Your final quick fix is to remove any links to pages that no longer exist, and to replace them with links to even better resources. Quality outbound links are an important ranking factor, and Google will take notice if you take the time to link out to trustworthy news organizations, rather than sketchy blogs.

You can and should also link to your own content, strengthening your blog post’s connection to your website at-large.

What’s the total amount of time it might take to perform some of these tasks? Adding a few photos and videos—10 minutes? Checking the status of your outbound links and including a few new ones—five minutes? Optimizing keywords and adding a few paragraphs of new information—half an hour?

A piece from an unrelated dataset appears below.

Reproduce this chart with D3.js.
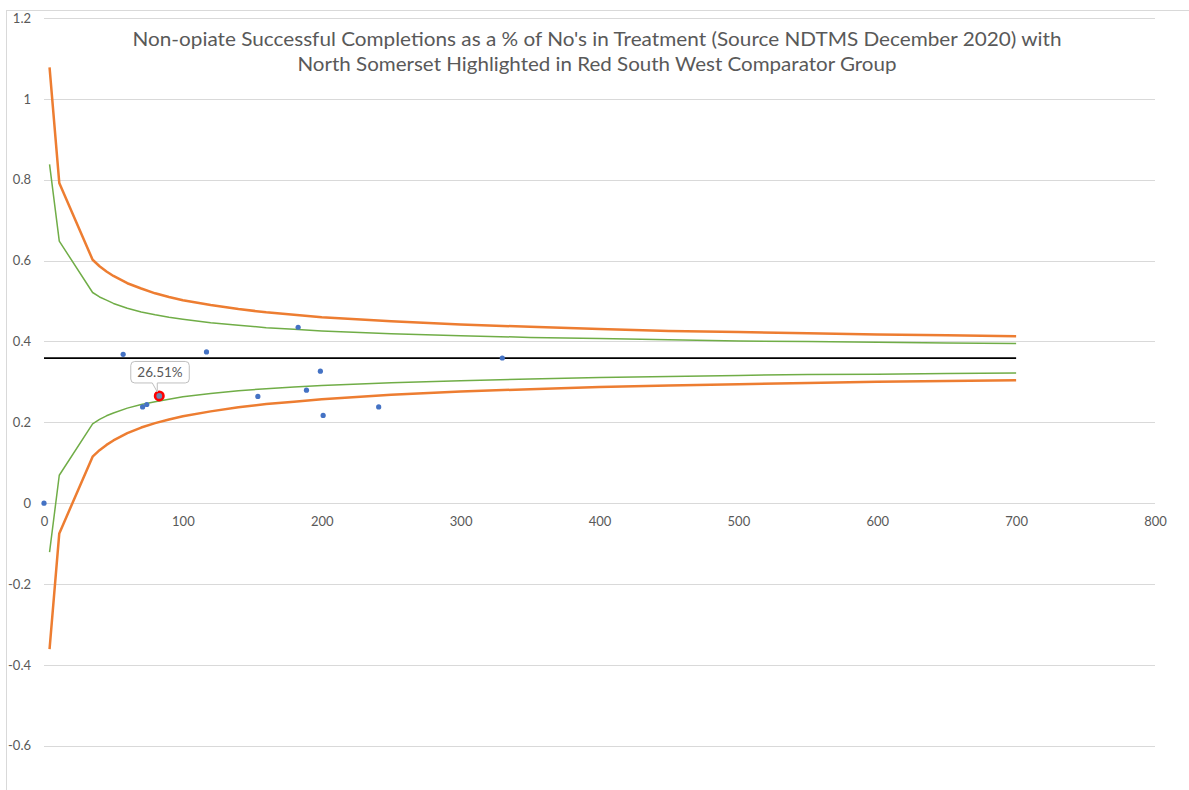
<!DOCTYPE html>
<html><head><meta charset="utf-8">
<script src="https://cdn.jsdelivr.net/npm/d3@7"></script>
<style>
body{margin:0;background:#fff;overflow:hidden}
text{font-family:Lato,"Open Sans","Liberation Sans",sans-serif}
</style>
</head><body>
<svg id="chart" width="1189" height="790"></svg>
<script>
// ---- data ----
const titleLines = [
  "Non-opiate Successful Completions as a % of No's in Treatment (Source NDTMS December 2020) with",
  "North Somerset Highlighted in Red South West Comparator Group"
];
const yTicks = [-0.6, -0.4, -0.2, 0, 0.2, 0.4, 0.6, 0.8, 1, 1.2];
const yTickLabels = ["-0.6", "-0.4", "-0.2", "0", "0.2", "0.4", "0.6", "0.8", "1", "1.2"];
const xTicks = [0, 100, 200, 300, 400, 500, 600, 700, 800];

// funnel limit series (number in treatment vs rate)
const funnelN   = [4, 11, 35, 40, 45, 50, 60, 70, 80, 90, 100, 120, 140, 160, 180, 200, 250, 300, 350, 400, 450, 500, 550, 600, 650, 700];
const upper3SD  = [1.078, 0.792, 0.602, 0.586, 0.573, 0.562, 0.544, 0.531, 0.519, 0.510, 0.502, 0.490, 0.480, 0.472, 0.466, 0.460, 0.450, 0.442, 0.436, 0.431, 0.426, 0.423, 0.420, 0.417, 0.415, 0.413];
const lower3SD  = [-0.361, -0.075, 0.115, 0.131, 0.144, 0.155, 0.173, 0.187, 0.198, 0.207, 0.215, 0.227, 0.237, 0.245, 0.251, 0.257, 0.268, 0.276, 0.282, 0.287, 0.291, 0.294, 0.297, 0.300, 0.302, 0.304];
const upper2SD  = [0.838, 0.648, 0.521, 0.510, 0.502, 0.494, 0.482, 0.473, 0.466, 0.460, 0.455, 0.446, 0.440, 0.434, 0.430, 0.426, 0.419, 0.414, 0.410, 0.407, 0.404, 0.401, 0.400, 0.398, 0.396, 0.395];
const lower2SD  = [-0.121, 0.069, 0.196, 0.207, 0.216, 0.223, 0.235, 0.244, 0.251, 0.257, 0.263, 0.271, 0.278, 0.283, 0.287, 0.291, 0.298, 0.303, 0.307, 0.311, 0.313, 0.316, 0.318, 0.319, 0.3205, 0.322];

// comparator areas
const pointN   = [0, 57, 71, 74, 117, 154, 183, 189, 199, 201, 241, 330];
const pointVal = [0, 0.368, 0.238, 0.244, 0.374, 0.264, 0.435, 0.2795, 0.3265, 0.217, 0.238, 0.359];

// North Somerset
const highlightN = [83];
const highlightVal = [0.2651];

// comparator group mean
const meanN = [0, 700];
const meanVal = [0.3586, 0.3586];

// ---- chart ----
const svg = d3.select("#chart");
const x = d3.scaleLinear().domain([0, 800]).range([44, 1155]);
const y = d3.scaleLinear().domain([-0.6, 1.2]).range([745.7, 18]);

// chart area border
svg.append("rect").attr("x", 6.5).attr("y", 10.5).attr("width", 1300).attr("height", 900)
  .attr("fill", "none").attr("stroke", "#d9d9d9").attr("stroke-width", 1);

// gridlines
svg.append("g").selectAll("line").data(yTicks).join("line")
  .attr("x1", x(0)).attr("x2", x(800))
  .attr("y1", d => Math.round(y(d)) + 0.5).attr("y2", d => Math.round(y(d)) + 0.5)
  .attr("stroke", "#d9d9d9").attr("stroke-width", 1);

// y axis labels
const yAxis = svg.append("g").attr("transform", `translate(${x(0)},0)`)
  .call(d3.axisLeft(y).tickValues(yTicks).tickSize(0).tickPadding(13)
    .tickFormat((d, i) => yTickLabels[i]));
yAxis.select(".domain").remove();
yAxis.selectAll("text").attr("fill", "#595959").style("font-size", "13px").style("font-family", "Lato, sans-serif");

// x axis labels
const xAxis = svg.append("g").attr("transform", `translate(0,${y(0)})`)
  .call(d3.axisBottom(x).tickValues(xTicks).tickSize(0).tickPadding(14).tickFormat(d => String(d)));
xAxis.select(".domain").remove();
xAxis.selectAll("text").attr("fill", "#595959").style("font-size", "13px").style("font-family", "Lato, sans-serif");

// title
const title = svg.append("g");
const titleY = [46, 71];
const titleW = [929, 599];
titleLines.forEach((t, i) => {
  title.append("text").attr("x", 597).attr("y", titleY[i]).attr("text-anchor", "middle")
    .attr("fill", "#595959").style("font-size", "18.7px")
    .attr("textLength", titleW[i]).attr("lengthAdjust", "spacingAndGlyphs")
    .text(t);
});

const line = d3.line().x(d => x(d[0])).y(d => y(d[1]));

// mean line
svg.append("path").datum(d3.zip(meanN, meanVal)).attr("d", line)
  .attr("fill", "none").attr("stroke", "#000").attr("stroke-width", 1.6);

// funnel lines
const funnels = [
  {v: upper3SD, c: "#ED7D31", w: 2.5},
  {v: lower3SD, c: "#ED7D31", w: 2.5},
  {v: upper2SD, c: "#70AD47", w: 1.5},
  {v: lower2SD, c: "#70AD47", w: 1.5}
];
funnels.forEach(f => {
  svg.append("path").datum(d3.zip(funnelN, f.v)).attr("d", line)
    .attr("fill", "none").attr("stroke", f.c).attr("stroke-width", f.w)
    .attr("stroke-linejoin", "round");
});

// points
svg.append("g").selectAll("circle").data(d3.zip(pointN, pointVal)).join("circle")
  .attr("cx", d => x(d[0])).attr("cy", d => y(d[1])).attr("r", 2.6)
  .attr("fill", "#4472C4");

// highlight point
const hl = d3.zip(highlightN, highlightVal);
svg.append("g").selectAll("circle").data(hl).join("circle")
  .attr("cx", d => x(d[0])).attr("cy", d => y(d[1])).attr("r", 4.2)
  .attr("fill", "#6f86b0").attr("stroke", "#ff0000").attr("stroke-width", 2.6);

// data label callout
hl.forEach(d => {
  const px = x(d[0]), py = y(d[1]);
  const l = px - 28.5, r = px + 30, t = py - 34.5, b = py - 13, rr = 4;
  const p = d3.path();
  p.moveTo(l + rr, t);
  p.lineTo(r - rr, t); p.quadraticCurveTo(r, t, r, t + rr);
  p.lineTo(r, b - rr); p.quadraticCurveTo(r, b, r - rr, b);
  p.lineTo(px - 2, b); p.lineTo(px - 2, py - 4); p.lineTo(px - 7, b);
  p.lineTo(l + rr, b); p.quadraticCurveTo(l, b, l, b - rr);
  p.lineTo(l, t + rr); p.quadraticCurveTo(l, t, l + rr, t);
  p.closePath();
  svg.append("path").attr("d", p.toString()).attr("fill", "#fff")
    .attr("stroke", "#bfbfbf").attr("stroke-width", 1);
  svg.append("text").attr("x", (l + r) / 2).attr("y", (t + b) / 2 + 4.8)
    .attr("text-anchor", "middle").attr("fill", "#595959").style("font-size", "13.5px")
    .text(d3.format(".2%")(d[1]));
});
</script>
</body></html>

Few new posts that you write will be as effective in generating traffic.

The benefits of writing new posts

As mentioned earlier, there is no revising without first writing—and so, no matter which route you take, you’ll have to start here, with writing new posts.

There are some obvious benefits to writing brand-new posts for your blog—namely, if all you do is just revise old posts, you won’t be able to break new ground, cover new topics, and speak to what’s happening currently.

So let’s review some of the other ways that writing new posts can boost your traffic:

Follow up on a well-performing post

At certain points, there’s only so much you can do to revise and improve an existing piece of content. It’s been SEO-optimized, proofread, and packed with information. Maybe it’s the top-ranking post for a certain keyword, or as close to the top as it can get within a crowded field.

A great way to build additional traffic around a topic is to create a brand-new post that takes what was popular about your last one and goes in a different direction. Maybe there have been updates to the topic you can delve into, or you can take the time to answer questions from readers and critics in building a comprehensive response piece.

By writing another piece on a traffic-generating topic, you can grab even more traffic and box out competitors who might look to write on the same idea and take your spot in Google’s rankings.

Strengthen connections between all of your content

Creating new posts is a great way to build bridges between your existing content. If you write on a topic that overlaps between several topics, you can use that opportunity to naturally include links to your existing posts.

Inlinking to your other content is important because when Google crawls different pages, it follows links that you leave and crawls those pages too. You can help build up traffic to a new post by linking to it from your existing content—and then continue to pass that link equity on to even more pages when you drop links into your new content. It’s a virtuous cycle of distributing page authority that keeps on giving.

Develop as a thought leader

By continuing to create new quality content, you build your brand as a thought leader in your space. People will know to come to your blog on a regular basis if you write new posts frequently, rather than just update posts they’ve read before.

Your site may not see immediate, causal traffic spikes by writing a new blog post every few days or weeks, but you will begin to develop a reputation as a site worth visiting. Overall traffic, over time, will improve as a result.

The bottom line on new vs. old

There’s no one perfect way to generate readership for your blog, and focusing on one tactic means you’ll let other sources of traffic fall by the wayside. It all depends on your current goals at the moment. Looking to improve your standing in a few key areas? Revisions to existing pieces is the way to go. Want to see a lift across your entire site? Keep writing new and engaging content.

Personally, I think writing new content is more fun than swapping out links or adding videos. But both routes have their time and place. Go with what makes sense for you, right now.